Begin Dataset extract

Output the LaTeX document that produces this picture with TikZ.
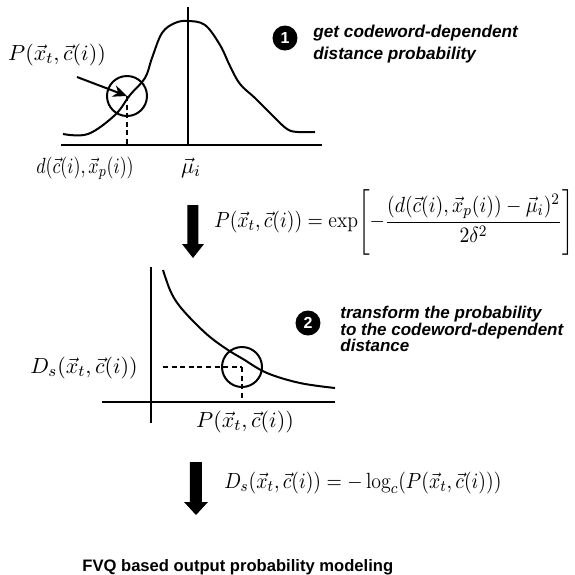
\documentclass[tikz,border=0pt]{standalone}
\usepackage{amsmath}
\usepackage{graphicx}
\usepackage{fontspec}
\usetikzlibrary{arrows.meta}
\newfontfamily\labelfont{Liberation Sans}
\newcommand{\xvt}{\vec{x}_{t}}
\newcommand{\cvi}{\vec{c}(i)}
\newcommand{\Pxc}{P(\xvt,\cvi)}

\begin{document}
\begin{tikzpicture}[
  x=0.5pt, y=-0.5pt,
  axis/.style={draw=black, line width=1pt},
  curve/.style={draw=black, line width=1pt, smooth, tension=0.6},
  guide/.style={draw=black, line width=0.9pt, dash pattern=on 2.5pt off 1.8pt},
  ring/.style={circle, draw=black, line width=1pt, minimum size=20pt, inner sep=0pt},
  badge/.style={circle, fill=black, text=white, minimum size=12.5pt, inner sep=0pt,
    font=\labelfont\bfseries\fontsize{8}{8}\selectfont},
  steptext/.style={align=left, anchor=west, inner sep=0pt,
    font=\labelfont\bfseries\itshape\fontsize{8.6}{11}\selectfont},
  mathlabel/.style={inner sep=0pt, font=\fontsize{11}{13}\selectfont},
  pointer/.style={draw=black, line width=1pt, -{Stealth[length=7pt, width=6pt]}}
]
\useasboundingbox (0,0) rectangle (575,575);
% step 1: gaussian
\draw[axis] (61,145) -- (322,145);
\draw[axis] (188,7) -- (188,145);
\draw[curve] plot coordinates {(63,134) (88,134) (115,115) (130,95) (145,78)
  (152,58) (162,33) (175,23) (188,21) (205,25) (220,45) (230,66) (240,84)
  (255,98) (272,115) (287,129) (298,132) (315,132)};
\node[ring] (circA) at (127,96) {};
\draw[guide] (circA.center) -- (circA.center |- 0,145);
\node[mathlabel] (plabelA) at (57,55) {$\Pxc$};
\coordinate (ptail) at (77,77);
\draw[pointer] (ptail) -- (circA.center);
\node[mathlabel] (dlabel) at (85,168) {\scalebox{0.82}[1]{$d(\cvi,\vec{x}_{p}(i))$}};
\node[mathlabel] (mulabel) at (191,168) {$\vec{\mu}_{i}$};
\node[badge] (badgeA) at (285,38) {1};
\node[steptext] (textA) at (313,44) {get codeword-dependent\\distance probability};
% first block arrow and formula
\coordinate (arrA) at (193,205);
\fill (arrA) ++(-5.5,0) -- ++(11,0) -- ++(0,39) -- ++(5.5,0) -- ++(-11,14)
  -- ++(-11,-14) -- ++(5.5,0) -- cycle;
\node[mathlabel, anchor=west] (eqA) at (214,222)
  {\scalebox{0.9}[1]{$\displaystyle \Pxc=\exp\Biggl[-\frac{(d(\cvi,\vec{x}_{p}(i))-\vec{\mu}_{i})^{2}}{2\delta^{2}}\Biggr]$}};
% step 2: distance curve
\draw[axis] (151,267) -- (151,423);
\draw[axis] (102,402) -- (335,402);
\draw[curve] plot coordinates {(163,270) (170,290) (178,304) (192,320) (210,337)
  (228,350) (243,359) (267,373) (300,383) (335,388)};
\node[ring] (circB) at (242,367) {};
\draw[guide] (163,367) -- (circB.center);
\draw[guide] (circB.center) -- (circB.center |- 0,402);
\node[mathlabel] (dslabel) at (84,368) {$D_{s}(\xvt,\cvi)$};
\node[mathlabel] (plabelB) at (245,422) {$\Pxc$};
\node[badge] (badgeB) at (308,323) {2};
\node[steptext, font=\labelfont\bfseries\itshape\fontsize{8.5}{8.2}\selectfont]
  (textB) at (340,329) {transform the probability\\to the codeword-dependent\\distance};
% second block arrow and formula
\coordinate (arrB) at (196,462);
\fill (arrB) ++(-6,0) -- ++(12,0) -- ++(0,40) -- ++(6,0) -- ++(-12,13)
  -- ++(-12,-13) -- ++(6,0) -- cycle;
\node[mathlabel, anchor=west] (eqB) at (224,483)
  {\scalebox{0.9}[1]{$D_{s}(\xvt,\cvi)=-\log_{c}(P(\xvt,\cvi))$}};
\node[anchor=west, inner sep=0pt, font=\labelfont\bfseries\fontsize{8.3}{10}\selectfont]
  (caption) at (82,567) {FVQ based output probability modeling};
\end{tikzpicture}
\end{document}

End Dataset extract

### Given request
Please transcribe the material above exactly as written. Leave the pictures out.

### Worked answer
Output the LaTeX document that produces this picture with TikZ.
\documentclass[tikz,border=0pt]{standalone}
\usepackage{amsmath}
\usepackage{graphicx}
\usepackage{fontspec}
\usetikzlibrary{arrows.meta}
\newfontfamily\labelfont{Liberation Sans}
\newcommand{\xvt}{\vec{x}_{t}}
\newcommand{\cvi}{\vec{c}(i)}
\newcommand{\Pxc}{P(\xvt,\cvi)}

\begin{document}
\begin{tikzpicture}[
  x=0.5pt, y=-0.5pt,
  axis/.style={draw=black, line width=1pt},
  curve/.style={draw=black, line width=1pt, smooth, tension=0.6},
  guide/.style={draw=black, line width=0.9pt, dash pattern=on 2.5pt off 1.8pt},
  ring/.style={circle, draw=black, line width=1pt, minimum size=20pt, inner sep=0pt},
  badge/.style={circle, fill=black, text=white, minimum size=12.5pt, inner sep=0pt,
    font=\labelfont\bfseries\fontsize{8}{8}\selectfont},
  steptext/.style={align=left, anchor=west, inner sep=0pt,
    font=\labelfont\bfseries\itshape\fontsize{8.6}{11}\selectfont},
  mathlabel/.style={inner sep=0pt, font=\fontsize{11}{13}\selectfont},
  pointer/.style={draw=black, line width=1pt, -{Stealth[length=7pt, width=6pt]}}
]
\useasboundingbox (0,0) rectangle (575,575);
% step 1: gaussian
\draw[axis] (61,145) -- (322,145);
\draw[axis] (188,7) -- (188,145);
\draw[curve] plot coordinates {(63,134) (88,134) (115,115) (130,95) (145,78)
  (152,58) (162,33) (175,23) (188,21) (205,25) (220,45) (230,66) (240,84)
  (255,98) (272,115) (287,129) (298,132) (315,132)};
\node[ring] (circA) at (127,96) {};
\draw[guide] (circA.center) -- (circA.center |- 0,145);
\node[mathlabel] (plabelA) at (57,55) {$\Pxc$};
\coordinate (ptail) at (77,77);
\draw[pointer] (ptail) -- (circA.center);
\node[mathlabel] (dlabel) at (85,168) {\scalebox{0.82}[1]{$d(\cvi,\vec{x}_{p}(i))$}};
\node[mathlabel] (mulabel) at (191,168) {$\vec{\mu}_{i}$};
\node[badge] (badgeA) at (285,38) {1};
\node[steptext] (textA) at (313,44) {get codeword-dependent\\distance probability};
% first block arrow and formula
\coordinate (arrA) at (193,205);
\fill (arrA) ++(-5.5,0) -- ++(11,0) -- ++(0,39) -- ++(5.5,0) -- ++(-11,14)
  -- ++(-11,-14) -- ++(5.5,0) -- cycle;
\node[mathlabel, anchor=west] (eqA) at (214,222)
  {\scalebox{0.9}[1]{$\displaystyle \Pxc=\exp\Biggl[-\frac{(d(\cvi,\vec{x}_{p}(i))-\vec{\mu}_{i})^{2}}{2\delta^{2}}\Biggr]$}};
% step 2: distance curve
\draw[axis] (151,267) -- (151,423);
\draw[axis] (102,402) -- (335,402);
\draw[curve] plot coordinates {(163,270) (170,290) (178,304) (192,320) (210,337)
  (228,350) (243,359) (267,373) (300,383) (335,388)};
\node[ring] (circB) at (242,367) {};
\draw[guide] (163,367) -- (circB.center);
\draw[guide] (circB.center) -- (circB.center |- 0,402);
\node[mathlabel] (dslabel) at (84,368) {$D_{s}(\xvt,\cvi)$};
\node[mathlabel] (plabelB) at (245,422) {$\Pxc$};
\node[badge] (badgeB) at (308,323) {2};
\node[steptext, font=\labelfont\bfseries\itshape\fontsize{8.5}{8.2}\selectfont]
  (textB) at (340,329) {transform the probability\\to the codeword-dependent\\distance};
% second block arrow and formula
\coordinate (arrB) at (196,462);
\fill (arrB) ++(-6,0) -- ++(12,0) -- ++(0,40) -- ++(6,0) -- ++(-12,13)
  -- ++(-12,-13) -- ++(6,0) -- cycle;
\node[mathlabel, anchor=west] (eqB) at (224,483)
  {\scalebox{0.9}[1]{$D_{s}(\xvt,\cvi)=-\log_{c}(P(\xvt,\cvi))$}};
\node[anchor=west, inner sep=0pt, font=\labelfont\bfseries\fontsize{8.3}{10}\selectfont]
  (caption) at (82,567) {FVQ based output probability modeling};
\end{tikzpicture}
\end{document}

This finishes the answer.